# Goal
Please reproduce the lines of the records below from the one holding "Rebuild this diagram" through the one holding "(T) at (41,42)", inclusive, skipping all pictures.

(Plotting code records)
.....
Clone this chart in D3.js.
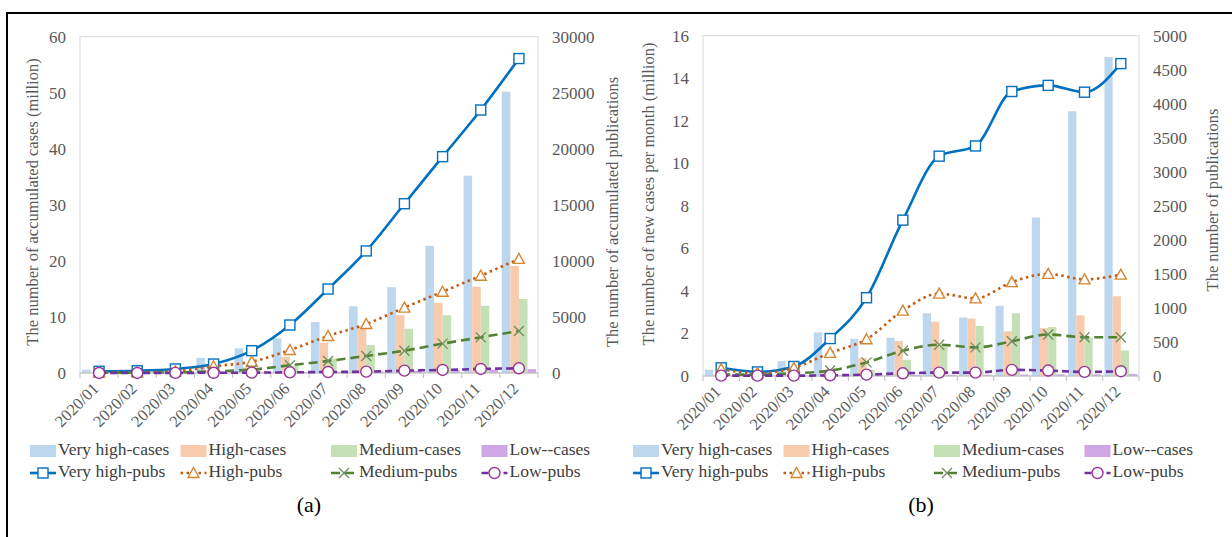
<!DOCTYPE html>
<html>
<head>
<meta charset="utf-8">
<script src="https://cdn.jsdelivr.net/npm/d3@7"></script>
<style>
  body { margin: 0; background: #fff; }
  svg text { font-family: "Times New Roman", "Liberation Serif", "DejaVu Serif", serif; }
</style>
</head>
<body>
<svg id="chart" width="1232" height="537"></svg>
<script>
const months = ["2020/01","2020/02","2020/03","2020/04","2020/05","2020/06",
                "2020/07","2020/08","2020/09","2020/10","2020/11","2020/12"];

// (a) accumulated cases, million
const accVeryHighCases = [0.6, 0.5, 0.7, 2.7, 4.4, 6.2, 9.1, 11.9, 15.3, 22.7, 35.2, 50.2];
const accHighCases     = [0.1, 0.1, 0.2, 0.5, 1.0, 2.9, 5.4, 8.3, 10.3, 12.5, 15.4, 19.1];
const accMediumCases   = [0.0, 0.0, 0.1, 0.3, 0.5, 1.3, 2.6, 5.0, 7.9, 10.3, 12.0, 13.2];
const accLowCases      = [0.0, 0.0, 0.0, 0.05, 0.1, 0.15, 0.2, 0.3, 0.4, 0.5, 0.6, 0.7];
// (a) accumulated publications
const accVeryHighPubs = [150, 200, 360, 800, 1990, 4280, 7490, 10890, 15100, 19300, 23460, 28050];
const accHighPubs     = [30, 60, 150, 600, 1010, 2050, 3300, 4370, 5830, 7250, 8680, 10180];
const accMediumPubs   = [20, 30, 60, 150, 300, 690, 1070, 1520, 1990, 2620, 3180, 3750];
const accLowPubs      = [5, 5, 10, 20, 30, 60, 90, 120, 210, 270, 360, 420];

// (b) new cases per month, million
const newVeryHighCases = [0.3, 0.1, 0.7, 2.05, 1.75, 1.8, 2.95, 2.75, 3.3, 7.45, 12.45, 15.0];
const newHighCases     = [0.05, 0.02, 0.05, 0.25, 0.85, 1.65, 2.55, 2.7, 2.1, 2.25, 2.85, 3.75];
const newMediumCases   = [0.0, 0.0, 0.02, 0.05, 0.3, 0.75, 1.4, 2.35, 2.95, 2.3, 1.8, 1.2];
const newLowCases      = [0.0, 0.0, 0.0, 0.02, 0.03, 0.05, 0.06, 0.06, 0.07, 0.08, 0.08, 0.1];
// (b) publications per month
const newVeryHighPubs = [120, 60, 140, 550, 1150, 2290, 3230, 3380, 4180, 4270, 4170, 4590];
const newHighPubs     = [100, 40, 120, 340, 540, 960, 1210, 1140, 1380, 1500, 1420, 1490];
const newMediumPubs   = [20, 20, 40, 80, 200, 370, 460, 420, 510, 610, 570, 570];
const newLowPubs      = [5, 5, 5, 10, 20, 40, 50, 50, 90, 80, 60, 70];

const caseLabels = ["Very high-cases", "High-cases", "Medium-cases", "Low--cases"];
const pubLabels  = ["Very high-pubs", "High-pubs", "Medium-pubs", "Low-pubs"];

const barColors = ["#bdd7ee", "#f8cbad", "#c5e0b4", "#cfa6e6"];
const lineStyles = [
  {color: "#0070c0", dash: null, width: 2.6, marker: "square", mstroke: "#0070c0"},
  {color: "#c55a11", dash: "2.5,3.5", width: 2.6, marker: "triangle", mstroke: "#d6862f"},
  {color: "#548235", dash: "9,5", width: 2.6, marker: "x", mstroke: "#6f8f60"},
  {color: "#7030a0", dash: "7,4", width: 2.6, marker: "circle", mstroke: "#993399"}
];

const svg = d3.select("#chart");
const textColor = "#595959";
const serif = "'Times New Roman', 'Liberation Serif', 'DejaVu Serif', serif";

// outer frame
svg.append("rect")
  .attr("x", 7).attr("y", 13).attr("width", 1240).attr("height", 540)
  .attr("fill", "none").attr("stroke", "#000").attr("stroke-width", 2);

function drawMarker(g, type, cx, cy, stroke) {
  if (type === "square") {
    g.append("rect").attr("x", cx - 5).attr("y", cy - 5).attr("width", 10).attr("height", 10)
      .attr("fill", "#fff").attr("stroke", stroke).attr("stroke-width", 1.4);
  } else if (type === "triangle") {
    g.append("path")
      .attr("d", `M${cx},${cy - 5.5}L${cx + 5.5},${cy + 4.5}L${cx - 5.5},${cy + 4.5}Z`)
      .attr("fill", "#fff").attr("stroke", stroke).attr("stroke-width", 1.4);
  } else if (type === "x") {
    g.append("path")
      .attr("d", `M${cx - 5},${cy - 5}L${cx + 5},${cy + 5}M${cx - 5},${cy + 5}L${cx + 5},${cy - 5}`)
      .attr("stroke", stroke).attr("stroke-width", 1.3);
  } else {
    g.append("circle").attr("cx", cx).attr("cy", cy).attr("r", 5.5)
      .attr("fill", "#fff").attr("stroke", stroke).attr("stroke-width", 1.4);
  }
}

function drawPanel(cfg) {
  const g = svg.append("g");

  const x = d3.scaleBand().domain(months).range([cfg.x0, cfg.x1])
    .paddingInner(0.1).paddingOuter(0.05);
  const xs = d3.scaleBand().domain([0, 1, 2, 3]).range([0, x.bandwidth()]);
  const yL = d3.scaleLinear().domain(cfg.leftDomain).range([cfg.yBot, cfg.yTop]);
  const yR = d3.scaleLinear().domain(cfg.rightDomain).range([cfg.yBot, cfg.yTop]);
  const cx = m => x(m) + x.bandwidth() / 2;

  // plot area border
  g.append("rect")
    .attr("x", cfg.x0).attr("y", cfg.yTop)
    .attr("width", cfg.x1 - cfg.x0).attr("height", cfg.yBot - cfg.yTop)
    .attr("fill", "none").attr("stroke", "#d9d9d9").attr("stroke-width", 1);

  // bars
  cfg.cases.forEach((vals, s) => {
    g.append("g").selectAll("rect").data(vals).join("rect")
      .attr("x", (d, i) => x(months[i]) + xs(s))
      .attr("y", d => yL(d))
      .attr("width", xs.bandwidth())
      .attr("height", d => cfg.yBot - yL(d))
      .attr("fill", barColors[s]);
  });

  // x axis ticks at category boundaries
  const step = x.step();
  const edges = d3.range(months.length + 1).map(i => cfg.x0 + i * step);
  g.append("g").selectAll("line").data(edges).join("line")
    .attr("x1", d => d).attr("x2", d => d)
    .attr("y1", cfg.yBot).attr("y2", cfg.yBot + 5)
    .attr("stroke", "#bfbfbf");
  g.append("line")
    .attr("x1", cfg.x0).attr("x2", cfg.x1).attr("y1", cfg.yBot).attr("y2", cfg.yBot)
    .attr("stroke", "#bfbfbf");

  // x labels
  g.append("g").selectAll("text").data(months).join("text")
    .attr("transform", m => `translate(${cx(m) - 2},${cfg.yBot + 14}) rotate(-45)`)
    .attr("text-anchor", "end")
    .attr("dominant-baseline", "middle")
    .attr("font-family", serif)
    .attr("font-size", 16.5)
    .attr("fill", textColor)
    .text(m => m);

  // y axes
  const leftAxis = d3.axisLeft(yL).tickValues(cfg.leftTicks).tickFormat(d3.format("d"))
    .tickSize(0).tickPadding(14);
  const la = g.append("g").attr("transform", `translate(${cfg.x0},0)`).call(leftAxis);
  const rightAxis = d3.axisRight(yR).tickValues(cfg.rightTicks).tickFormat(d3.format("d"))
    .tickSize(0).tickPadding(14);
  const ra = g.append("g").attr("transform", `translate(${cfg.x1},0)`).call(rightAxis);
  [la, ra].forEach(a => {
    a.attr("font-family", serif);
    a.select(".domain").remove();
    a.selectAll("text").attr("font-size", 17).attr("fill", textColor)
      .attr("font-family", serif);
  });

  // lines
  cfg.pubs.forEach((vals, s) => {
    const st = lineStyles[s];
    const line = d3.line()
      .x((d, i) => cx(months[i]))
      .y(d => yR(d))
      .curve(d3.curveMonotoneX);
    g.append("path").datum(vals)
      .attr("d", line)
      .attr("fill", "none")
      .attr("stroke", st.color)
      .attr("stroke-width", st.width)
      .attr("stroke-dasharray", st.dash);
    const mg = g.append("g");
    vals.forEach((v, i) => drawMarker(mg, st.marker, cx(months[i]), yR(v), st.mstroke));
  });

  // axis titles
  g.append("text")
    .attr("transform", `translate(${cfg.leftTitleX},${cfg.leftTitleY}) rotate(-90)`)
    .attr("text-anchor", "middle").attr("dominant-baseline", "middle")
    .attr("font-family", serif)
    .attr("font-size", 16.5).attr("fill", textColor)
    .text(cfg.leftTitle);
  g.append("text")
    .attr("transform", `translate(${cfg.rightTitleX},${cfg.rightTitleY}) rotate(-90)`)
    .attr("text-anchor", "middle").attr("dominant-baseline", "middle")
    .attr("font-family", serif)
    .attr("font-size", 16.5).attr("fill", textColor)
    .text(cfg.rightTitle);

  // legend
  const lg = g.append("g").attr("font-family", serif);
  caseLabels.forEach((lab, s) => {
    const lx = cfg.legendX + s * 150.5;
    lg.append("rect").attr("x", lx).attr("y", cfg.legendY - 6)
      .attr("width", 26).attr("height", 12).attr("fill", barColors[s]);
    lg.append("text").attr("x", lx + 28).attr("y", cfg.legendY)
      .attr("dominant-baseline", "middle").attr("font-size", 17.5).attr("fill", "#404040")
      .attr("font-family", serif)
      .text(lab);
  });
  pubLabels.forEach((lab, s) => {
    const st = lineStyles[s];
    const lx = cfg.legendX + s * 150.5;
    const ly = cfg.legendY + 22;
    lg.append("line").attr("x1", lx).attr("x2", lx + 26).attr("y1", ly).attr("y2", ly)
      .attr("stroke", st.color).attr("stroke-width", st.width)
      .attr("stroke-dasharray", st.dash);
    drawMarker(lg, st.marker, lx + 13, ly, st.mstroke);
    lg.append("text").attr("x", lx + 28).attr("y", ly)
      .attr("dominant-baseline", "middle").attr("font-size", 17.5).attr("fill", "#404040")
      .attr("font-family", serif)
      .text(lab);
  });

  // caption
  g.append("text")
    .attr("x", (cfg.x0 + cfg.x1) / 2).attr("y", 507)
    .attr("text-anchor", "middle").attr("dominant-baseline", "middle")
    .attr("font-family", serif)
    .attr("font-size", 22).attr("fill", "#000")
    .text(cfg.caption);
}

drawPanel({
  x0: 80, x1: 538, yTop: 36.7, yBot: 373,
  leftDomain: [0, 60], leftTicks: d3.range(0, 61, 10),
  rightDomain: [0, 30000], rightTicks: d3.range(0, 30001, 5000),
  cases: [accVeryHighCases, accHighCases, accMediumCases, accLowCases],
  pubs: [accVeryHighPubs, accHighPubs, accMediumPubs, accLowPubs],
  leftTitle: "The number of accumulated cases (million)",
  leftTitleX: 34, leftTitleY: 202,
  rightTitle: "The number of accumulated publications",
  rightTitleX: 614, rightTitleY: 212,
  legendX: 30, legendY: 451,
  caption: "(a)"
});

drawPanel({
  x0: 703, x1: 1139, yTop: 35.7, yBot: 376,
  leftDomain: [0, 16], leftTicks: d3.range(0, 17, 2),
  rightDomain: [0, 5000], rightTicks: d3.range(0, 5001, 500),
  cases: [newVeryHighCases, newHighCases, newMediumCases, newLowCases],
  pubs: [newVeryHighPubs, newHighPubs, newMediumPubs, newLowPubs],
  leftTitle: "The number of new cases per month (million)",
  leftTitleX: 650, leftTitleY: 194,
  rightTitle: "The number of publications",
  rightTitleX: 1214, rightTitleY: 200,
  legendX: 633, legendY: 451,
  caption: "(b)"
});
</script>
</body>
</html>
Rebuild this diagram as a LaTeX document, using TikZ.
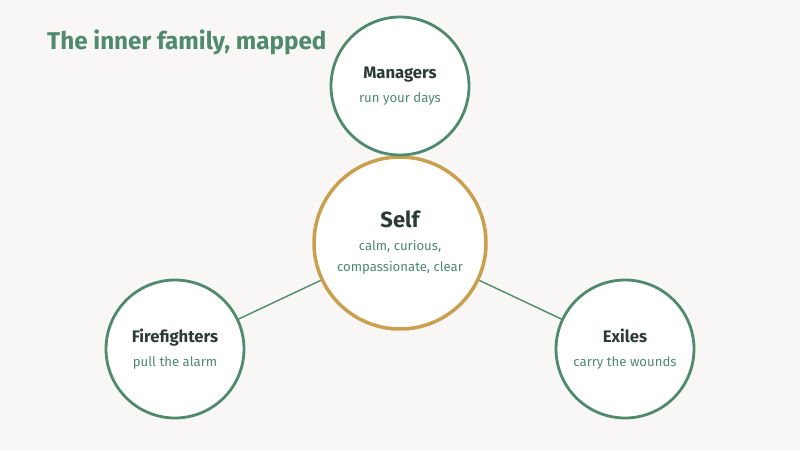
\documentclass[tikz,border=0pt]{standalone}
\usepackage{fontspec}
\setmainfont{Fira Sans}
\definecolor{sage}{HTML}{4F8A6E}
\definecolor{gold}{HTML}{C9A04F}
\definecolor{ink}{HTML}{2D3B35}
\definecolor{paper}{HTML}{F9F7F5}
\tikzstyle{ifs_style}=[x=0.02cm,y=-0.02cm,
  part/.style={circle,draw=sage,line width=1.6pt,fill=white,minimum size=2.76cm,inner sep=0pt,align=center,text=ink},
  core/.style={circle,draw=gold,line width=2pt,fill=white,minimum size=3.44cm,inner sep=0pt,align=center,text=ink},
  link/.style={draw=sage,line width=0.8pt},
  title/.style={anchor=west,font=\fontsize{13.8}{16}\selectfont\bfseries,text=sage},]

\begin{document}
\begin{tikzpicture}[ifs_style]

    % canvas
    \fill[paper] (0,0) rectangle (800,450);
    \useasboundingbox (0,0) rectangle (800,450);

    \node[title] (T) at (41,42) {The inner family, mapped};

    % the parts around the self
    \node[core] (S) at (400,243) {{\fontsize{12.5}{14}\selectfont\bfseries Self}\\[1pt]
        {\fontsize{7.5}{10.5}\selectfont\color{sage}calm, curious,}\\
        {\fontsize{7.5}{10.5}\selectfont\color{sage}compassionate, clear}};
    \node[part] (M) at (400,86) {{\fontsize{9.5}{11}\selectfont\bfseries Managers}\\[2pt]
        {\fontsize{7.5}{10}\selectfont\color{sage}run your days}};
    \node[part] (F) at (175,349) {{\fontsize{9.5}{11}\selectfont\bfseries Firefighters}\\[2pt]
        {\fontsize{7.5}{10}\selectfont\color{sage}pull the alarm}};
    \node[part] (E) at (625,349) {{\fontsize{9.5}{11}\selectfont\bfseries Exiles}\\[2pt]
        {\fontsize{7.5}{10}\selectfont\color{sage}carry the wounds}};

    % connect every part with the self
    \foreach \dest in {M,F,E}
        \path[link] (S) -- (\dest);

\end{tikzpicture}
\end{document}
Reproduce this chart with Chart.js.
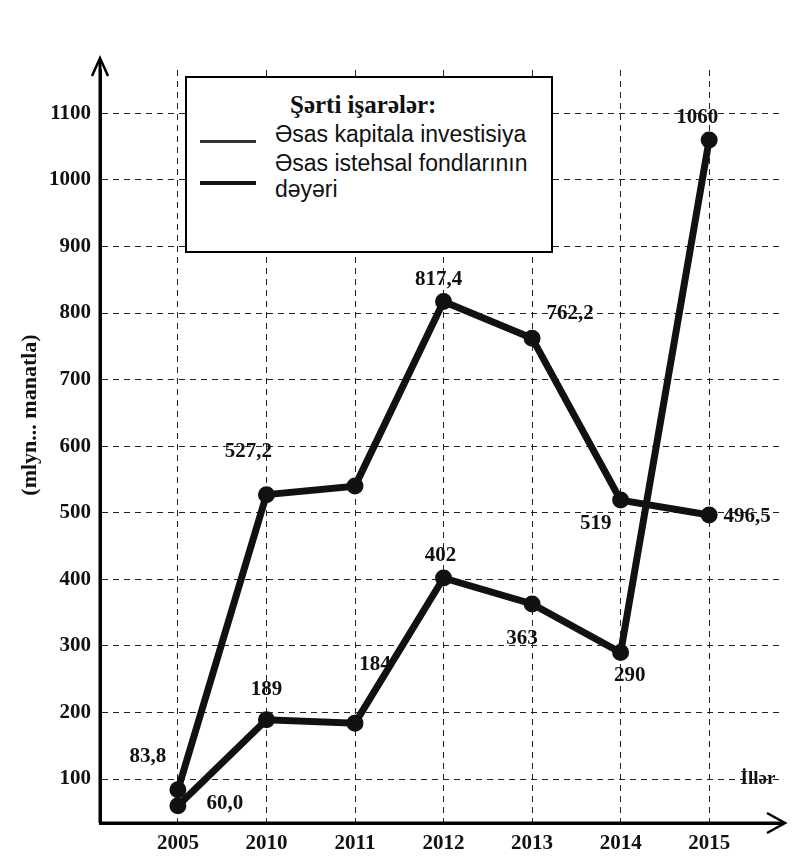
<!DOCTYPE html>
<html>
<head>
<meta charset="utf-8">
<script src="https://cdn.jsdelivr.net/npm/chart.js@4/dist/chart.umd.min.js"></script>
<style>
  body { margin: 0; background: #fff; }
  #wrap { position: relative; width: 794px; height: 868px; }
  #legend {
    position: absolute; left: 185px; top: 76px; width: 364px; height: 173px;
    border: 2px solid #000; background: #fff; color: #111;
  }
  #legend .ttl { position: absolute; left: 103px; top: 12px; font: bold 25px "Liberation Serif", serif; line-height: 29px; }
  #legend .txt { position: absolute; left: 88px; font: 23px "Liberation Sans", Arial, sans-serif; line-height: 26px; }
  #legend .ln { position: absolute; left: 13px; width: 56px; background: #111; }
</style>
</head>
<body>
<div id="wrap">
  <canvas id="myChart" width="794" height="868"></canvas>
  <div id="legend">
    <div class="ttl">Şərti işarələr:</div>
    <div class="ln" style="top:62px;height:3px;background:#333"></div>
    <div class="txt" style="top:43px">Əsas kapitala investisiya</div>
    <div class="ln" style="top:103px;height:4px"></div>
    <div class="txt" style="top:72px">Əsas istehsal fondlarının<br>dəyəri</div>
  </div>
</div>
<script>
var years = ["2005", "2010", "2011", "2012", "2013", "2014", "2015"];
var investValues = [83.8, 527.2, 540, 817.4, 762.2, 519, 496.5];
var fondValues = [60.0, 189, 184, 402, 363, 290, 1060];
var investLabels = ["83,8", "527,2", "", "817,4", "762,2", "519", "496,5"];
var fondLabels = ["60,0", "189", "184", "402", "363", "290", "1060"];
var yTicks = [100, 200, 300, 400, 500, 600, 700, 800, 900, 1000, 1100];

// label offsets from each point (px)
var investOffsets = [[-30, -33], [-18, -43], [0, 0], [-5, -22], [38, -25], [-25, 23], [38, 2]];
var fondOffsets = [[47, -2], [0, -30], [20, -59], [-3, -22], [-10, 35], [9, 23], [-12, -22]];

var serif = '"Liberation Serif", "Times New Roman", serif';

function pts(vals) {
  return vals.map(function (v, i) { return { x: i, y: v }; });
}

var extras = {
  id: 'extras',
  afterDraw: function (chart) {
    var ctx = chart.ctx;
    var a = chart.chartArea;
    ctx.save();
    // axes with arrows
    ctx.strokeStyle = '#000';
    ctx.lineWidth = 3;
    ctx.setLineDash([]);
    ctx.beginPath();
    ctx.moveTo(a.left, a.bottom);
    ctx.lineTo(a.left, 60);
    ctx.moveTo(a.left, a.bottom);
    ctx.lineTo(783, a.bottom);
    ctx.stroke();
    ctx.lineWidth = 2.5;
    ctx.beginPath();
    ctx.moveTo(a.left - 8, 76);
    ctx.lineTo(a.left, 58);
    ctx.lineTo(a.left + 8, 76);
    ctx.moveTo(767, a.bottom - 10);
    ctx.lineTo(785, a.bottom);
    ctx.lineTo(767, a.bottom + 10);
    ctx.stroke();

    // value labels
    ctx.fillStyle = '#111';
    ctx.font = 'bold 21px ' + serif;
    ctx.textAlign = 'center';
    ctx.textBaseline = 'middle';
    [[0, investLabels, investOffsets], [1, fondLabels, fondOffsets]].forEach(function (s) {
      var meta = chart.getDatasetMeta(s[0]);
      meta.data.forEach(function (p, i) {
        if (!s[1][i]) return;
        ctx.fillText(s[1][i], p.x + s[2][i][0], p.y + s[2][i][1]);
      });
    });

    // axis captions
    ctx.font = 'bold 19px ' + serif;
    ctx.fillText('İllər', 758, 779);
    ctx.translate(30, 415);
    ctx.rotate(-Math.PI / 2);
    ctx.font = 'bold 22px ' + serif;
    ctx.fillText('(mlyn... manatla)', 0, 0);
    ctx.restore();
  }
};

var ctx = document.getElementById("myChart").getContext('2d');
var myChart = new Chart(ctx, {
  type: 'line',
  plugins: [extras],
  data: {
    datasets: [{
      label: "Əsas kapitala investisiya",
      data: pts(investValues),
      borderColor: "#111",
      backgroundColor: "#111",
      borderWidth: 7,
      pointRadius: 5,
      tension: 0
    }, {
      label: "Əsas istehsal fondlarının dəyəri",
      data: pts(fondValues),
      borderColor: "#111",
      backgroundColor: "#111",
      borderWidth: 7,
      pointRadius: 5,
      tension: 0
    }]
  },
  options: {
    responsive: false,
    animation: false,
    devicePixelRatio: 1,
    layout: { padding: { top: 70, right: 14, left: 0, bottom: 0 } },
    plugins: {
      legend: { display: false },
      tooltip: { enabled: false }
    },
    scales: {
      x: {
        type: 'linear',
        min: -0.88,
        max: 6.8,
        afterBuildTicks: function (s) {
          s.ticks = years.map(function (y, i) { return { value: i }; });
        },
        afterFit: function (s) { s.height = 45; },
        ticks: {
          color: '#111',
          font: { family: serif, size: 21, weight: 'bold' },
          padding: 8,
          maxRotation: 0,
          callback: function (v) { return years[v]; }
        },
        grid: { color: '#222', lineWidth: 1, drawTicks: false },
        border: { display: true, color: '#000', width: 3, dash: [6, 5] }
      },
      y: {
        min: 34,
        max: 1165,
        afterBuildTicks: function (s) {
          s.ticks = yTicks.map(function (v) { return { value: v }; });
        },
        afterFit: function (s) { s.width = 100; },
        ticks: {
          color: '#111',
          font: { family: serif, size: 21, weight: 'bold' },
          padding: 9,
          callback: function (v) { return String(v); }
        },
        grid: { color: '#222', lineWidth: 1, drawTicks: false },
        border: { display: true, color: '#000', width: 3, dash: [6, 5] }
      }
    }
  }
});
</script>
</body>
</html>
.....
# Result of the task
Rebuild this diagram as a LaTeX document, using TikZ.
\documentclass[tikz,border=0pt]{standalone}
\usepackage{fontspec}
\setmainfont{Fira Sans}
\definecolor{sage}{HTML}{4F8A6E}
\definecolor{gold}{HTML}{C9A04F}
\definecolor{ink}{HTML}{2D3B35}
\definecolor{paper}{HTML}{F9F7F5}
\tikzstyle{ifs_style}=[x=0.02cm,y=-0.02cm,
  part/.style={circle,draw=sage,line width=1.6pt,fill=white,minimum size=2.76cm,inner sep=0pt,align=center,text=ink},
  core/.style={circle,draw=gold,line width=2pt,fill=white,minimum size=3.44cm,inner sep=0pt,align=center,text=ink},
  link/.style={draw=sage,line width=0.8pt},
  title/.style={anchor=west,font=\fontsize{13.8}{16}\selectfont\bfseries,text=sage},]

\begin{document}
\begin{tikzpicture}[ifs_style]

    % canvas
    \fill[paper] (0,0) rectangle (800,450);
    \useasboundingbox (0,0) rectangle (800,450);

    \node[title] (T) at (41,42) {The inner family, mapped};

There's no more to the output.